In fact, entrepreneurs are resoundingly naive about the problems they’ll face and overconfident in their ability to succeed. A Purdue University survey of 3,000 entrepreneurs showed that one in three thought they had a 100 percent chance of success. Their estimate of their competitor’s chances? Not surprisingly, they were far lower at 59 percent.
Here’s a hard truth—eventually all founders either:
- Are forced out by partners, investors, or bankers
- Realize their charisma and passion aren’t enough to make the business what it could be
You’ll be far happier and your company will be better off if you recognize when it’s time to step down, and make plans for your succession. Here are five tips for making the transition.
1. Brace yourself
The new leader isn’t always going to do things your way. If he or she did, you might as well have stayed on board. Letting go is hard to do, but if you’ve made the right choice the result will be bigger and better things for all concerned, especially for you.
2. Learn from the mistakes of others
Any company with a board probably has a succession plan, thanks to the Sarbanes-Oxley Act of 2002. Boards now consider it one of their most important responsibilities and lots of guidance is available.
But for founders working alone, it’s easy to sabotage the process by:
- Looking for someone like themselves or at least someone they like. (What the company really needs is someone with entirely different skills and temperament.)
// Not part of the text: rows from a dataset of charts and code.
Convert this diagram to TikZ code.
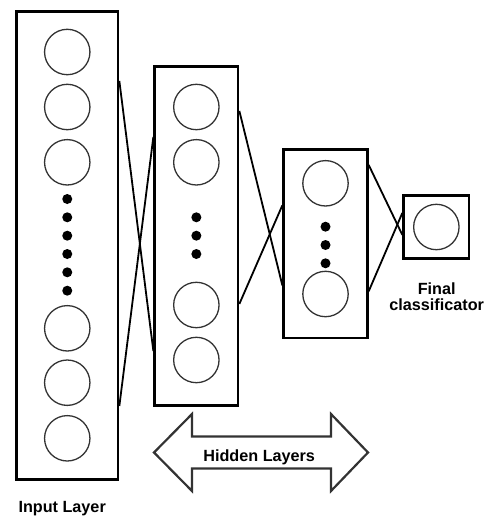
\documentclass[tikz,border=0pt]{standalone}
\usepackage{fontspec}
\setmainfont{Liberation Sans}
\usetikzlibrary{calc}

\begin{document}
\begin{tikzpicture}[x=1pt, y=-1pt,
  layerbox/.style={draw=black, line width=2.7pt, inner sep=0pt},
  neuron/.style={circle, draw=black!80, line width=1.3pt, minimum size=45.4pt, inner sep=0pt},
  ellipsisdot/.style={circle, fill=black, minimum size=10pt, inner sep=0pt},
  link/.style={draw=black, line width=1.8pt},
  bigarrow/.style={draw=black!80, line width=2.2pt, line join=miter},
  caption/.style={font=\fontsize{16.2}{16.5}\selectfont\bfseries, text=black, inner sep=0pt},
]
\useasboundingbox (0,0) rectangle (489,516);

% layer frames
\node[layerbox, minimum width=101.5pt, minimum height=468.2pt] (in)  at (67.25,245.4) {};
\node[layerbox, minimum width=83.3pt,  minimum height=339pt]   (h1)  at (196.35,235.8) {};
\node[layerbox, minimum width=83.6pt,  minimum height=188.3pt] (h2)  at (325.5,243.85) {};
\node[layerbox, minimum width=65.3pt,  minimum height=63.4pt]  (out) at (436.35,227) {};

% input layer neurons
\foreach \y [count=\i] in {52,107,162.3,328.3,382.7,438.3}
  \node[neuron] (in-\i) at (67.25,\y) {};
\foreach \y [count=\i] in {199,217.3,235.7,254,272.3,290.7}
  \node[ellipsisdot] (in-d\i) at (67.25,\y) {};

% first hidden layer
\foreach \y [count=\i] in {107,162.3,305,360}
  \node[neuron] (h1-\i) at (196.35,\y) {};
\foreach \y [count=\i] in {217.3,235.7,254}
  \node[ellipsisdot] (h1-d\i) at (196.35,\y) {};

% second hidden layer
\foreach \y [count=\i] in {183.3,294}
  \node[neuron] (h2-\i) at (325.5,\y) {};
\foreach \y [count=\i] in {226.7,245,263.3}
  \node[ellipsisdot] (h2-d\i) at (325.5,\y) {};

% output neuron
\node[neuron] (out-1) at (436.35,227) {};

% crossing connections between the layer frames
\draw[link] ($(in.north east)+(0,71)$)  -- ($(h1.north west)+(0,286)$);
\draw[link] ($(in.north east)+(0,396)$) -- ($(h1.north west)+(0,72)$);
\draw[link] ($(h1.north east)+(0,46)$)  -- ($(h2.north west)+(0,137)$);
\draw[link] ($(h1.north east)+(0,239)$) -- ($(h2.north west)+(0,57)$);
\draw[link] ($(h2.north east)+(0,16.5)$) -- ($(out.north west)+(0,41)$);
\draw[link] ($(h2.north east)+(0,143)$)  -- ($(out.north west)+(0,19)$);

% double-headed arrow spanning the hidden layers
\draw[bigarrow] (154,452.5) -- (192,414) -- (192,436.5) -- (331,436.5) -- (331,414)
  -- (368,452.5) -- (331,491) -- (331,468.5) -- (192,468.5) -- (192,491) -- cycle;

% labels
\node[caption, anchor=base] (hidden-label) at (259.2,461.5) {Hidden Layers};
\node[caption, anchor=base west] (input-label) at (18.3,512.3) {Input Layer};
\node[caption, align=center] (final-label) at (436.7,296.6) {Final\\classificator};
\end{tikzpicture}
\end{document}
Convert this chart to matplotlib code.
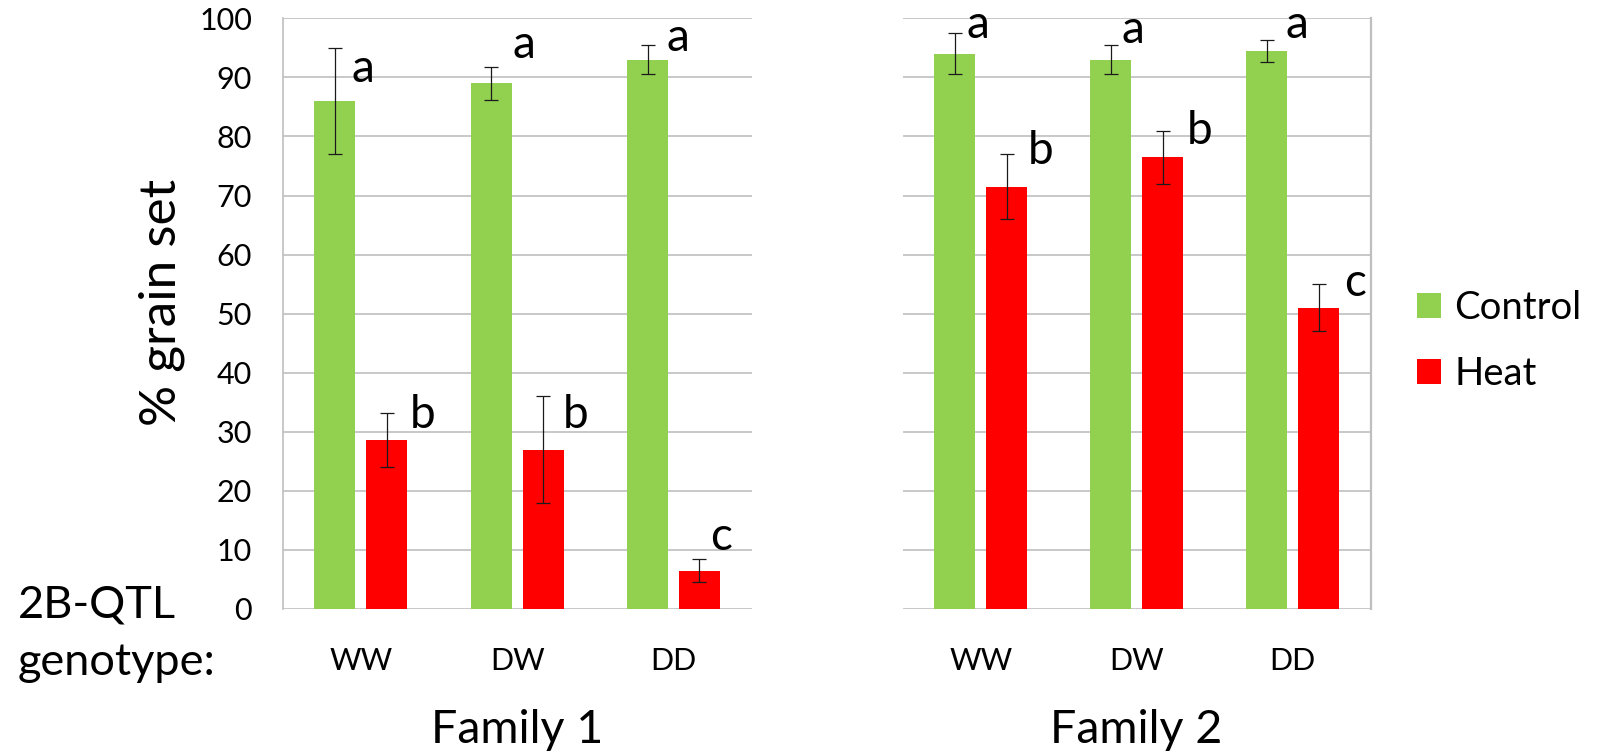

- Looking for someone of lesser stature so the founders’ legacy isn’t overshadowed.
3. Decide between an internal or external successor
Finding a new leader from within is less risky than hiring an outsider. Be careful not to view someone in a lesser role as incapable of stepping up to the plate. You may overlook your best candidate.
Even if you have identified excellent candidates in-house, that’s no excuse for not looking outside to make sure you have the best possible choice. The search inside and outside should go on concurrently.
There’s a tendency to think that candidates have to be ready to take over immediately. In fact, business and market circumstances—especially the strength of the management team and how their skills compliment each other—will determine how quickly a new leader can take over.
4. Try before you buy
If you bring in a successor as, say, general manager or COO, you’ll have time to watch him or her work for a period of time. Ideally that period will include any seasonal peaks or other crucial points in your year, such as an important trade show.
If you make succession a sink-or-swim test it will be hard on everyone. Even someone chosen from within your organization will have to overcome a learning curve. Remember, mistakes will happen, the issue is how they’re handled. Make succession a process, not an event.
5. Create a supportive environment
In addition to the support of a great team, mentors, executive coaches, and the board, be sure to bring the new leader into a supportive environment that encourages honest feedback.
If you have a board, directors will have to make sure they not only pick the best new executive, but that they provide the support he or she needs. If you don’t have a board, you can do no less. Your future and your company’s future depends on it.